白墨轩朝外面看了一眼,离天明还有好几个小时,婴宁听着两人的对话,又累又疲,再次睡了过去,天刚蒙蒙亮,两人将婴宁交给雪纷照顾,重回现场,待进了胡同,两人马上对视一眼,地上没有一点血迹!
“从婴宁身上的血迹分布来看,血是喷溅出来的,地上怎么可能一点血迹也没有?”苏柏说道:“这有违物理原理,看来有人来处理过现场。”
白墨轩并不理会,径直走到胡同尽头,昨天留有行子粉末的地方,现在也是干净得很!
“对方的动作很快。”白墨轩的鼻子再次抽动了一下,昨天晚上还有些不确切地香味现在反而要浓一些了。
苏柏突然躺在了地上,一米八的大个子四仰八叉,白墨轩皱着眉头说道:“你在搞什么名堂?”
“假如我现在是婴宁,被人袭击后倒在地上,我看过了,婴宁的重击伤是在脑后,那么,她是在转身离去的时候,有人从背后下手,她就这样倒在地上。
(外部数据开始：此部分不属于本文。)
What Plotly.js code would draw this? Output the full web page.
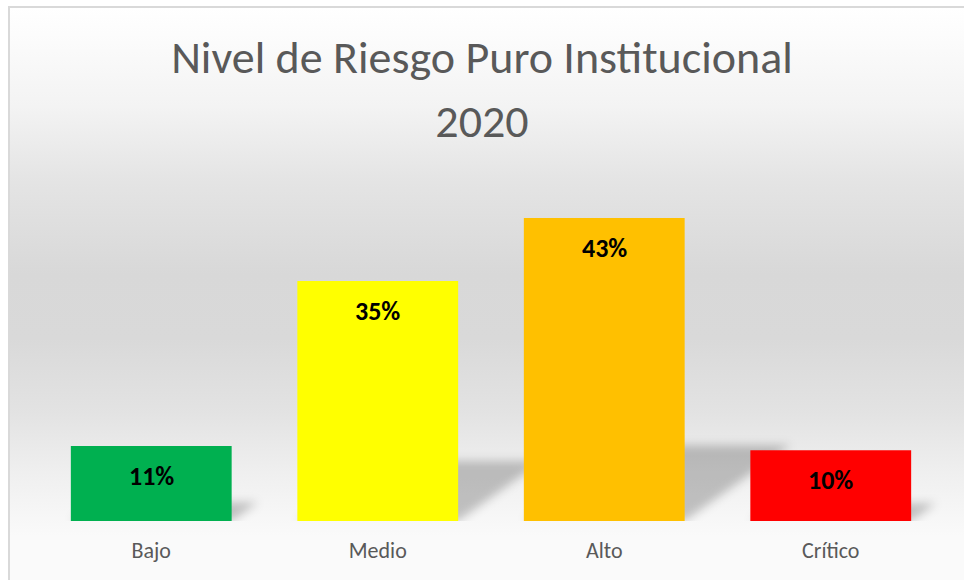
<!DOCTYPE html>
<html>
<head>
<meta charset="utf-8">
<script src="https://cdn.plot.ly/plotly-3.0.1.min.js"></script>
<style>
  html, body { margin: 0; padding: 0; background: #ffffff; }
  #frame {
    position: absolute; left: 8px; top: 6px; width: 964px; height: 580px;
    border-top: 2px solid #d9d9d9; border-left: 2px solid #d9d9d9;
    background: linear-gradient(to bottom, #ffffff 0%, #fbfbfb 6%, #f3f3f3 17%, #e4e4e4 30%, #d8d8d8 46%, #d9d9d9 57%, #e3e3e3 70%, #efefef 80%, #f6f6f6 87%, #fafafa 91%, #fafafa 100%);
  }
  #chart { position: absolute; left: 0; top: 0; width: 964px; height: 580px; }
  .shapelayer path { filter: url(#shblur); }
</style>
</head>
<body>
<svg width="0" height="0" style="position:absolute">
  <defs>
    <filter id="shblur" x="-50%" y="-50%" width="200%" height="200%">
      <feGaussianBlur stdDeviation="5"/>
    </filter>
  </defs>
</svg>
<div id="frame"></div>
<div id="chart"></div>
<script>
const categories = ["Bajo", "Medio", "Alto", "Crítico"];
const values = [10.7, 34.3, 43.3, 10.1];
const labels = ["11%", "35%", "43%", "10%"];
const colors = ["#00b050", "#ffff00", "#ffc000", "#ff0000"];

const idx = categories.map((c, i) => i);
const halfW = 0.355;

// perspective floor shadows derived from each bar's value
const shapes = values.map((v, i) => {
  const h = v * 0.25;
  const sx = h * 7 * 1.4 / 226.5;
  return {
    type: "path", xref: "x", yref: "y", layer: "below",
    path: `M ${i - halfW} 0 L ${i + halfW} 0 L ${i + halfW + sx} ${h} L ${i - halfW + sx} ${h} Z`,
    fillcolor: "rgba(0,0,0,0.22)", line: { width: 0 }
  };
});

const annotations = values.map((v, i) => ({
  x: i, y: v, xref: "x", yref: "y", yshift: -30, yanchor: "middle",
  text: "<b>" + labels[i] + "</b>", showarrow: false,
  font: { family: "Carlito, Calibri, Lato, sans-serif", size: 26, color: "#000000" }
}));

const trace = {
  type: "bar", x: idx, y: values, marker: { color: colors, line: { width: 0 } },
  hoverinfo: "skip"
};

const layout = {
  width: 964, height: 580,
  margin: { l: 38, r: 20, t: 171, b: 59 },
  paper_bgcolor: "rgba(0,0,0,0)", plot_bgcolor: "rgba(0,0,0,0)",
  bargap: 0.29,
  showlegend: false,
  title: {
    text: "<span style='font-size:46px'>Nivel de Riesgo Puro Institucional</span><br><span style='font-size:46px'>2020</span>",
    font: { family: "Carlito, Calibri, Lato, sans-serif", size: 49, weight: 300, color: "#595959" },
    x: 0.5, xanchor: "center", y: 0.874, yanchor: "top", yref: "container"
  },
  xaxis: {
    range: [-0.5, 3.5], tickvals: idx, ticktext: categories,
    showgrid: false, zeroline: false, showline: false, ticks: "",
    ticklabelstandoff: 14,
    tickfont: { family: "Carlito, Calibri, Lato, sans-serif", size: 22, color: "#595959" }
  },
  yaxis: {
    range: [0, 50], visible: false, showgrid: false, zeroline: false
  },
  shapes: shapes,
  annotations: annotations
};

Plotly.newPlot("chart", [trace], layout, { displayModeBar: false, staticPlot: true });
</script>
</body>
</html>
”苏柏说道:“后脑的重击伤不足以出现血溅的情况,但这一下足以让她昏迷。”
苏柏判断婴宁是转身离去,原因很简单,这是条死胡同,走近了,发现无路可走,接下来自然是要转身离开了,但是,现在有人从后面袭击她,这还能说明一件事情,婴宁进来的时候,里面是有人的,这里的路灯虽然坏掉了,可是走到这个地方,有人影是绝对看得到的。
“以婴宁的性格,如果对方友善,这丫头一定会与对方说话。”白墨轩说道:“可是,对方突然下手,婴宁身上又无财可谋,那么……”
“婴宁可能看到了什么不应该看到的事情。”苏柏说道:“唯一不能解释的是血,那是谁的血?”
“先去化验是否人血。”白墨轩说道:“事情好像有些复杂。”
苏柏抬头看了看四周:“这一片是老城区,没有监控摄像头,看来,不能找高明远帮忙了。”
“婴宁一定看到有人在用行子粉做什么。”白墨轩说道:“这丫头,运气也太差劲了,怎么会碰上你。”